I am blessed beyond words when I reflect on how good it is to know some of the adopted grownups that are my brothers and sisters in Christ. If not for their godly adoptive parents and their own right choices, the kingdom of God would be smaller and our church would be poorer. My path and theirs would not likely have crossed, and I would understand less of what God did for me in inviting me to be His child while I was utterly unable to improve my own condition. He did that because He loved me--something I understand better because of the adoptive parents I've known.

3 Comments:

  • Good post -- love it.

    I especially like your comments about how we should decide whether to adopt. That principle applies to all kinds of "good things" that we could do with this short life of ours.

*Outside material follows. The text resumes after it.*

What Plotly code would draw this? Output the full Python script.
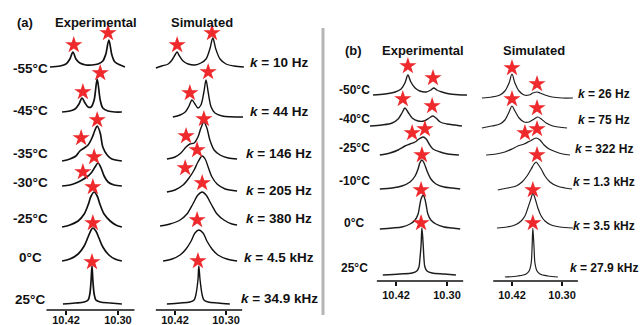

    But don't let me detract from your post with my words. As I said, I enjoyed it, so thanks!

    -Anonymous Coward

    By Anonymous Anonymous, at 5/06/2009  

  • You blessed my day. Your post was meant for me this morning. We did not foster in order to adopt, but now it looks like we may end up adopting three... I could lay awake at night worrying about the journey ahead... however, because obedience was the first step of the journey, I rest. Thanks for your reassurance.

    By Anonymous Dolores, at 5/06/2009  

  • Well said. Amen.
    IMO if people adopt for the purpose of fulfilling a personal need then it becomes almost impossible to grieve the losses that come with it for the adoptee.

    I've been tempted to write an article about all the foolish things that have been said to us about adoption. But it would just be rantings and ravings and I'm quite sure that I have said foolish things to people in situations that I don't understand. So I refrain.